**Exercise directions:**
Search the data for the word "code". Reproduce every line where it is found.

_ _ _ _ _ _ _

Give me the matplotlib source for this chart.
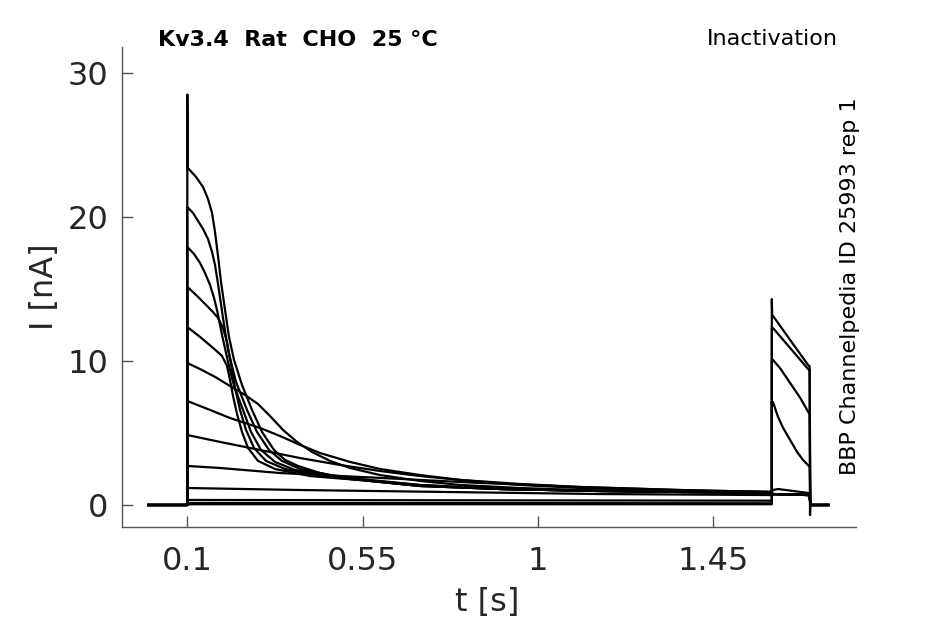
import matplotlib
matplotlib.use("Agg")
import matplotlib.pyplot as plt

# holding level before the prepulse and after the test pulse (nA)
hold_t = [0.0, 0.1]
hold_i = [0.0, 0.0]
tail_t = [1.699, 1.745]
tail_i = [0.0, 0.0]

# prepulse traces, t in s, I in nA
pre1_t = [0.100, 0.1013, 0.1223, 0.1403, 0.1531, 0.1634, 0.1711, 0.1788, 0.1865, 0.1968, 0.2070, 0.2199,
          0.2404, 0.2661, 0.2917, 0.3225, 0.3508, 0.3842, 0.4406, 0.5176, 0.6973, 0.9027, 1.1593, 1.600]
pre1_i = [28.50, 23.40, 22.78, 22.08, 21.25, 20.28, 18.96, 17.29, 15.49, 13.54, 11.67, 10.07,
          8.33, 6.60, 5.07, 3.82, 3.13, 2.71, 2.22, 1.81, 1.39, 1.11, 0.97, 0.83]
pre2_t = [0.100, 0.1146, 0.1275, 0.1403, 0.1531, 0.1634, 0.1711, 0.1788, 0.1916, 0.2045, 0.2250,
          0.2532, 0.2789, 0.3097, 0.3431, 0.3893, 0.4663, 0.5690, 0.6973, 0.9027, 1.1593, 1.600]
pre2_i = [20.69, 20.28, 19.72, 19.17, 18.47, 17.57, 16.67, 15.35, 12.99, 10.76, 8.54,
          6.60, 5.07, 3.82, 3.06, 2.50, 2.08, 1.74, 1.39, 1.11, 0.97, 0.83]
pre3_t = [0.100, 0.1172, 0.1326, 0.1454, 0.1583, 0.1685, 0.1762, 0.1891, 0.2045, 0.2199, 0.2430,
          0.2635, 0.2892, 0.3251, 0.3764, 0.4663, 0.5690, 0.6973, 0.9027, 1.1593, 1.600]
pre3_i = [17.92, 17.43, 16.81, 16.11, 15.28, 14.38, 13.54, 11.81, 9.93, 8.26, 6.60,
          5.07, 3.82, 2.99, 2.43, 2.01, 1.67, 1.32, 1.11, 0.97, 0.83]
pre4_t = [0.100, 0.1172, 0.1326, 0.1480, 0.1634, 0.1788, 0.1916, 0.2019, 0.2122, 0.2224, 0.2353,
          0.2507, 0.2712, 0.3020, 0.3508, 0.4406, 0.5690, 0.6973, 0.9027, 1.1593, 1.600]
pre4_i = [15.14, 14.72, 14.31, 13.89, 13.47, 12.99, 12.29, 11.32, 9.79, 8.13, 6.60,
          5.21, 3.96, 3.06, 2.50, 2.01, 1.67, 1.32, 1.11, 0.97, 0.90]
pre5_t = [0.100, 0.1326, 0.1634, 0.1891, 0.2019, 0.2096, 0.2173, 0.2276, 0.2404, 0.2558, 0.2815,
          0.3251, 0.4149, 0.5690, 0.6973, 0.9027, 1.1593, 1.600]
pre5_i = [12.36, 11.67, 10.97, 10.35, 9.65, 8.68, 7.57, 6.32, 5.07, 3.96, 3.06,
          2.50, 2.01, 1.67, 1.32, 1.11, 0.97, 0.90]
pre6_t = [0.100, 0.1326, 0.1716, 0.2096, 0.2481, 0.2815, 0.3123, 0.3456, 0.3816, 0.4201, 0.4663,
          0.5176, 0.5946, 0.6973, 0.8000, 0.9540, 1.1080, 1.3646, 1.600]
pre6_i = [9.86, 9.44, 8.89, 8.26, 7.64, 7.01, 6.18, 5.21, 4.38, 3.68, 3.06,
          2.57, 2.08, 1.67, 1.39, 1.18, 1.04, 0.90, 0.83]
pre7_t = [0.100, 0.1583, 0.2096, 0.2866, 0.3379, 0.3893, 0.4406, 0.5176, 0.5946, 0.6973, 0.8000,
          0.9540, 1.1080, 1.3646, 1.600]
pre7_i = [7.22, 6.60, 6.04, 5.35, 4.79, 4.17, 3.61, 2.99, 2.50, 2.08, 1.74,
          1.39, 1.18, 0.97, 0.90]
pre8_t = [0.100, 0.1839, 0.2866, 0.3893, 0.4919, 0.5946, 0.6973, 0.8000, 0.9540, 1.1080, 1.3646, 1.600]
pre8_i = [4.86, 4.38, 3.82, 3.26, 2.78, 2.36, 2.01, 1.74, 1.46, 1.25, 1.04, 0.90]
pre9_t = [0.100, 0.1839, 0.3379, 0.5946, 0.8513, 1.1080, 1.3646, 1.600]
pre9_i = [2.71, 2.57, 2.22, 1.88, 1.53, 1.25, 1.04, 0.90]
pre10_t = [0.100, 0.3893, 0.7743, 1.1593, 1.600]
pre10_i = [1.18, 1.04, 0.90, 0.76, 0.69]
pre11_t = [0.100, 1.600]
pre11_i = [0.35, 0.30]
pre12_t = [0.100, 1.600]
pre12_i = [0.14, 0.12]
pre13_t = [0.100, 1.600]
pre13_i = [0.05, 0.05]

# test pulse traces
test_small_t = [1.600, 1.603, 1.697]
test_small_i = [0.80, 0.76, 0.69]
test9_t = [1.600, 1.603, 1.616, 1.695, 1.697]
test9_i = [0.90, 1.04, 1.11, 0.83, 0.83]
test10_t = [1.600, 1.603, 1.616, 1.629, 1.647, 1.665, 1.680, 1.695, 1.697]
test10_i = [7.15, 7.15, 6.11, 5.35, 4.51, 3.68, 3.13, 2.71, 2.71]
test11_t = [1.600, 1.603, 1.621, 1.647, 1.673, 1.695, 1.697]
test11_i = [10.07, 10.07, 9.51, 8.47, 7.43, 6.39, 6.39]
test12_t = [1.600, 1.603, 1.647, 1.695, 1.697]
test12_i = [12.29, 12.29, 10.90, 9.38, 9.38]
test13_t = [1.600, 1.601, 1.603, 1.647, 1.695, 1.697, 1.698]
test13_i = [14.30, 13.13, 13.13, 11.46, 9.65, 9.65, -0.70]

traces = [
    (pre1_t, pre1_i, test_small_t, test_small_i),
    (pre2_t, pre2_i, test_small_t, test_small_i),
    (pre3_t, pre3_i, test_small_t, test_small_i),
    (pre4_t, pre4_i, test_small_t, test_small_i),
    (pre5_t, pre5_i, test_small_t, test_small_i),
    (pre6_t, pre6_i, test_small_t, test_small_i),
    (pre7_t, pre7_i, test_small_t, test_small_i),
    (pre8_t, pre8_i, test_small_t, test_small_i),
    (pre9_t, pre9_i, test9_t, test9_i),
    (pre10_t, pre10_i, test10_t, test10_i),
    (pre11_t, pre11_i, test11_t, test11_i),
    (pre12_t, pre12_i, test12_t, test12_i),
    (pre13_t, pre13_i, test13_t, test13_i),
]

xticks = [0.1, 0.55, 1, 1.45]
xticklabels = ["0.1", "0.55", "1", "1.45"]
yticks = [0, 10, 20, 30]

fig = plt.figure(figsize=(9.45, 6.24), dpi=100)
ax = fig.add_axes([0.1291, 0.1554, 0.7767, 0.7693])

for pt, pi, tt, ti in traces:
    t = hold_t + pt + tt + tail_t
    i = hold_i + pi + ti + tail_i
    ax.plot(t, i, color="black", lw=1.6, solid_joinstyle="round")

ax.set_xlim(-0.0676, 1.816)
ax.set_ylim(-1.53, 31.8)
ax.set_xticks(xticks)
ax.set_xticklabels(xticklabels)
ax.set_yticks(yticks)

grey = "#262626"
for s in ["top", "right"]:
    ax.spines[s].set_visible(False)
for s in ["left", "bottom"]:
    ax.spines[s].set_color("#555555")
    ax.spines[s].set_linewidth(1.0)
ax.tick_params(direction="in", length=8, width=1, color="#555555",
               labelsize=23, labelcolor=grey)
ax.tick_params(axis="x", pad=14)
ax.tick_params(axis="y", pad=10)

fig.text(487 / 945, 1 - 603 / 624, "t [s]", fontsize=23, color=grey,
         ha="center", va="center")
fig.text(45 / 945, 1 - 287 / 624, "I [nA]", fontsize=23, color=grey,
         ha="center", va="center", rotation=90)

fig.text(158 / 945, 1 - 40 / 624, "Kv3.4  Rat  CHO  25 °C", fontsize=16,
         fontweight="bold", ha="left", va="center")
fig.text(838 / 945, 1 - 39 / 624, "Inactivation", fontsize=16,
         ha="right", va="center")
fig.text(850 / 945, 1 - 286 / 624, "BBP Channelpedia ID 25993 rep 1",
         fontsize=16, ha="center", va="center", rotation=90)

fig.savefig("out.png", dpi=100)
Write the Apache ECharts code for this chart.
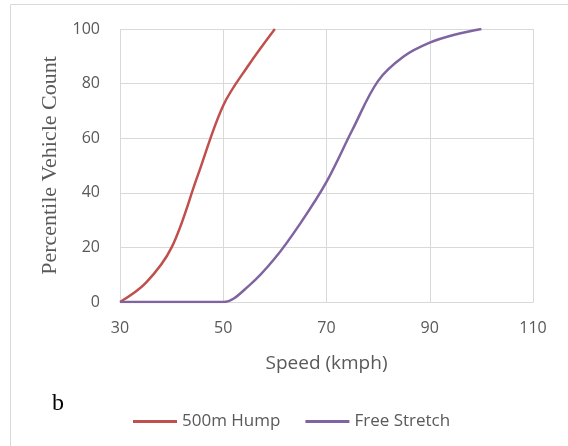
<!DOCTYPE html>
<html><head><meta charset="utf-8">
<script src="https://cdn.jsdelivr.net/npm/echarts@6/dist/echarts.min.js"></script>
<style>html,body{margin:0;padding:0;background:#fff}#c{width:568px;height:446px}</style>
</head><body><div id="c"></div>
<script>
const seriesNames = ['500m Hump', 'Free Stretch'];
const humpSpeeds = [30, 35, 40, 45, 50, 55, 60];
const humpValues = [0, 7, 20, 46, 72, 87, 100];
const freeSpeeds = [30, 35, 40, 45, 50, 55, 60, 65, 70, 75, 80, 85, 90, 95, 100];
const freeValues = [0, 0, 0, 0, 0, 6, 16, 29, 44, 63, 81, 90, 95, 98, 100];
const xTicks = [30, 50, 70, 90, 110];
const yTicks = [0, 20, 40, 60, 80, 100];

const pair = (xs, ys) => xs.map((x, i) => [x, ys[i]]);
const chart = echarts.init(document.getElementById('c'));
chart.setOption({
  animation: false,
  grid: {left: 120, right: 35, top: 29, bottom: 144},
  graphic: [
    {type: 'rect', shape: {x: 10.5, y: 4.5, width: 600, height: 500}, style: {fill: 'none', stroke: '#d9d9d9', lineWidth: 1}},
    {type: 'text', left: 52, top: 392, style: {text: 'b', font: '24px "Liberation Serif", serif', fill: '#000'}}
  ],
  xAxis: {
    type: 'value', min: xTicks[0], max: xTicks[xTicks.length - 1], interval: 20,
    name: 'Speed (kmph)', nameLocation: 'middle', nameGap: 52,
    nameTextStyle: {fontFamily: 'Open Sans', fontSize: 19, color: '#595959'},
    axisLine: {show: true, lineStyle: {color: '#d9d9d9', width: 1}},
    axisTick: {show: false},
    axisLabel: {fontFamily: 'Open Sans', fontSize: 16, color: '#595959', margin: 18},
    splitLine: {show: true, lineStyle: {color: '#d9d9d9', width: 1}}
  },
  yAxis: {
    type: 'value', min: yTicks[0], max: yTicks[yTicks.length - 1], interval: 20,
    name: 'Percentile Vehicle Count', nameLocation: 'middle', nameGap: 53,
    nameTextStyle: {fontFamily: 'Liberation Serif', fontSize: 22, color: '#595959'},
    axisLine: {show: false},
    axisTick: {show: false},
    axisLabel: {fontFamily: 'Open Sans', fontSize: 16, color: '#595959', margin: 20},
    splitLine: {show: true, lineStyle: {color: '#d9d9d9', width: 1}}
  },
  legend: {
    left: 133, top: 413, padding: 0, icon: 'rect', itemWidth: 44, itemHeight: 3, itemGap: 25,
    textStyle: {fontFamily: 'Open Sans', fontSize: 17, color: '#595959'},
    data: seriesNames
  },
  series: [
    {name: seriesNames[0], type: 'line', smooth: 0.35, showSymbol: false, data: pair(humpSpeeds, humpValues),
     lineStyle: {color: '#C0504D', width: 2.5}, itemStyle: {color: '#C0504D'}},
    {name: seriesNames[1], type: 'line', smooth: 0.35, showSymbol: false, data: pair(freeSpeeds, freeValues),
     lineStyle: {color: '#8064A2', width: 2.5}, itemStyle: {color: '#8064A2'}}
  ]
});
</script></body></html>
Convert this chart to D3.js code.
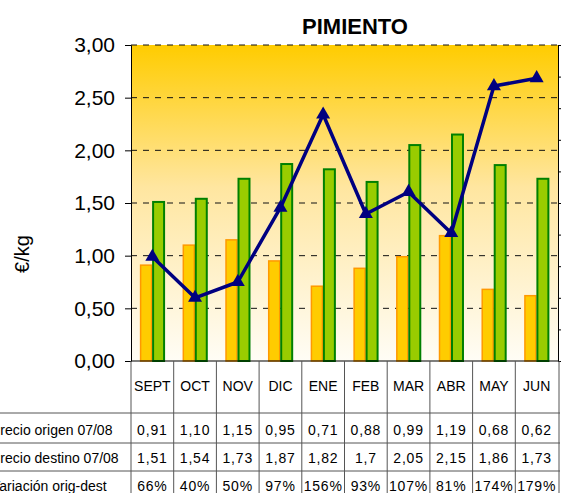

_ _ _ _ _ _ _

**Answer in full:**
Write the Apache ECharts code for this chart.
Convert this chart to D3.js code.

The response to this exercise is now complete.